Madison Police Chief Mike Koval Correct About City Council Wasting $400,000 On Study
Madison Police Chief Mike Koval wrote a blog post this past weekend that placed common sense front and center concerning a desire by some council members to spend $400,000 on a study about police practices. Needless to say our police department has generated a great deal of interest over the past couple years as an effort continues by some to make the agency the scapegoat for a host of social ills. Koval’s words has caused great consternation among some on the council who believe that in addition to all their other talents they are also capable of micro-managing the police department. How do they even have time to eat?
The police chief was blunt in his assessment of the current situation on his blog post, but it needs to be noted the stern tone and tough language is not only what the council needs to hear from him but also what many of my fellow residents wish to tell them, too!
In the blog post, titled “A Report Card for $400k? What’s Important NOW (W.I.N)?!” Koval states he has no issue with the idea of having his department’s policies and practices evaluated. Those who have come to now him by his actions or from speaking with others who work with him know Koval is an honest broker and most reasonable. But he is also a strong advocate for his department and correctly believes that there should be support and respect for the men and women who work for our safety. It is my opinion that respect and support should start at the council.
Koval made it very clear he has an issue with the amount of money requested for the study and knows, like every other sound thinking person in our city, that the money would be better spent elsewhere.
When not-for-profits and community leaders and activists are begging and bemoaning funding for engagement initiatives that are urgently needed, the city is marching forward demanding a total of $400,000 to get a report card on MPD. Heck! Why stop there? Why don’t we double that amount? For a city that claims to be on brink of fiscal ruin, if this is so damn urgent and this Department is spiraling out of control, then money should be of no object!
There is no doubt that using the $400,000 on programs and new ideas to foster stronger families and tighter neighborhoods would go a great deal further than trying to argue why the police department is the source of problems in our community. In fact, our police department is a most competent and conscientious agency. Taxpayers in Madison know we have a professional workforce in spite of those who feverishly try to make us think the opposite.

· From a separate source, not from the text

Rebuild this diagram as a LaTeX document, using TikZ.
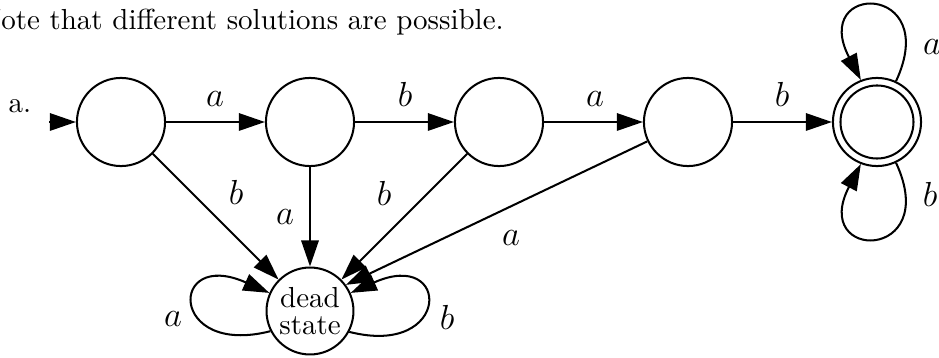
\documentclass[tikz,border=0pt]{standalone}
\usetikzlibrary{arrows.meta}
\begin{document}
\begin{tikzpicture}[x=0.345pt, y=0.345pt,
  state/.style={circle, draw, line width=0.7pt, minimum size=30.4pt, inner sep=0pt},
  edge/.style={line width=0.7pt, -{Triangle[length=9pt,width=6pt]}},
  lbl/.style={anchor=base, inner sep=0pt, font=\fontsize{11.5}{14}\selectfont}]
\useasboundingbox (0,0) rectangle (939,358);
% heading
\node[anchor=base west, inner sep=0pt] (note) at (-21,328) {Note that different solutions are possible.};
\node[anchor=base west, inner sep=0pt] (part) at (8,245) {a.};
% states
\node[state] (s1) at (121,236) {};
\node[state] (s2) at (310,236) {};
\node[state] (s3) at (499,236) {};
\node[state] (s4) at (688,236) {};
\node[state] (f) at (877,236) {};
\node[circle, draw, line width=0.7pt, minimum size=25.2pt, inner sep=0pt] (fi) at (f) {};
\node[state, minimum size=30pt, align=center, font=\fontsize{10}{9.4}\selectfont] (dead) at (310,47) {dead\\state};
% start
\coordinate (start) at (49,236);
\draw[edge] (start) -- (s1);
% main chain
\draw[edge] (s1) -- (s2);
\draw[edge] (s2) -- (s3);
\draw[edge] (s3) -- (s4);
\draw[edge] (s4) -- (f);
\node[lbl] (l12) at (215,251) {$a$};
\node[lbl] (l23) at (405,251) {$b$};
\node[lbl] (l34) at (595,251) {$a$};
\node[lbl] (l4f) at (782,251) {$b$};
% final loops
\draw[edge] (f.65) .. controls +(46,99) and +(-51,98) .. (f.111);
\draw[edge] (f.-65) .. controls +(46,-99) and +(-51,-98) .. (f.-111);
\node[lbl] (lfa) at (932,303) {$a$};
\node[lbl] (lfb) at (930,151) {$b$};
% to dead state
\draw[edge] (s1) -- (dead);
\draw[edge] (s2) -- (dead);
\draw[edge] (s3) -- (dead);
\draw[edge] (s4) -- (dead.36);
\node[lbl] (l1d) at (236,153) {$b$};
\node[lbl] (l2d) at (285,133) {$a$};
\node[lbl] (l3d) at (384,152) {$b$};
\node[lbl] (l4d) at (511,112) {$a$};
% dead loops
\draw[edge] (dead.-28) .. controls +(102,-26) and +(101,45) .. (dead.24);
\draw[edge] (dead.207) .. controls +(-102,-26) and +(-101,45) .. (dead.156);
\node[lbl] (lda) at (173,31) {$a$};
\node[lbl] (ldb) at (447,28) {$b$};
\end{tikzpicture}
\end{document}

You tell us the cupboard is bare and there is no money for anything. But the city will go into their financial reserve fund for $400,000 for an assessment of a department that has been recognized by the Police Executive Research Forum (PERF) as a shining light of progressive community based policing?!?! Can’t wait to see how this plays out!
I follow the news of this city closely and firmly believe that when all is said and done there remains a small and energized minority of people who make it their habit of protesting the department and seeking ways to undermine the department. That is why I am so very proud of the words Koval expressed as they sum up not only the way I feel but also many of those I speak with about local matters. I have found many points of view over the past months about which person should be the Democratic presidential nominee, but I can honestly say the vast majority of those I talk with support–and strongly support–our police department based on performance.
The ‘perpetually offended’ of Madison who use their small but vocal numbers to dictate agendas has an incredible grip on this city. No one dares to raise a voice lest they be marginalized in the PC world of Madison.
Not everyone is cowed.
As crowds protested the day after a fatal shooting on Williamson Street I walked up to a police officer and thanked him for what he was doing for the safety in the neighborhood. After we were finished talking a protester walked out of their way to ask “Did I just hear what you said?”
The person was deeply offended to high heaven that anyone would thank an officer. I stood my ground and tried to engage the person in a conversation about the role of police in our city which has too many guns, drugs, and gang members. I am so tired of the social ills that surround us being the reason cops are vilified when they have to deal with them.
The same way I stood my ground (in a very small way that afternoon) is precisely how I want my city council member to also act regarding our police department. I suspect most of my fellow Madisonians feel the same.
That is why we support the words from Koval when speaking about the alders.
To the Common Council: You are being watched. And be on notice: this is a pre-emptive first strike from me to you. I am going to push back hard when MPD is constantly used as a political punching bag and you are nowhere to be found.
It seems more often than not some bright light in the council is simply randy for pulling a large chunk of money out of thin air—and in the middle of a budget year–for some grand proposal. Since this now seems the way our council operates one has to ask why even go through the Kabuki Theater of a budget process? How about the council just place the entire operating budget into a contingency fund and shower it on the loudest and most dreadful ideas? The first group to close East Washington please step up for your money!
I know Chief Koval is facing a great deal of angry feedback from some in this city. But as always it is the men and women of moderate temperaments who stand with him and the entire department. The average taxpayer who nods in greeting as a squad car passes down the block, or the grateful person who gets an officer at the door following an urgent call, or the driver who navigates a street due to the efforts of a traffic cop. The list could go on and on.
It is time for the average person of Madison to have their say by telling the council not to waste $400,000 on a study.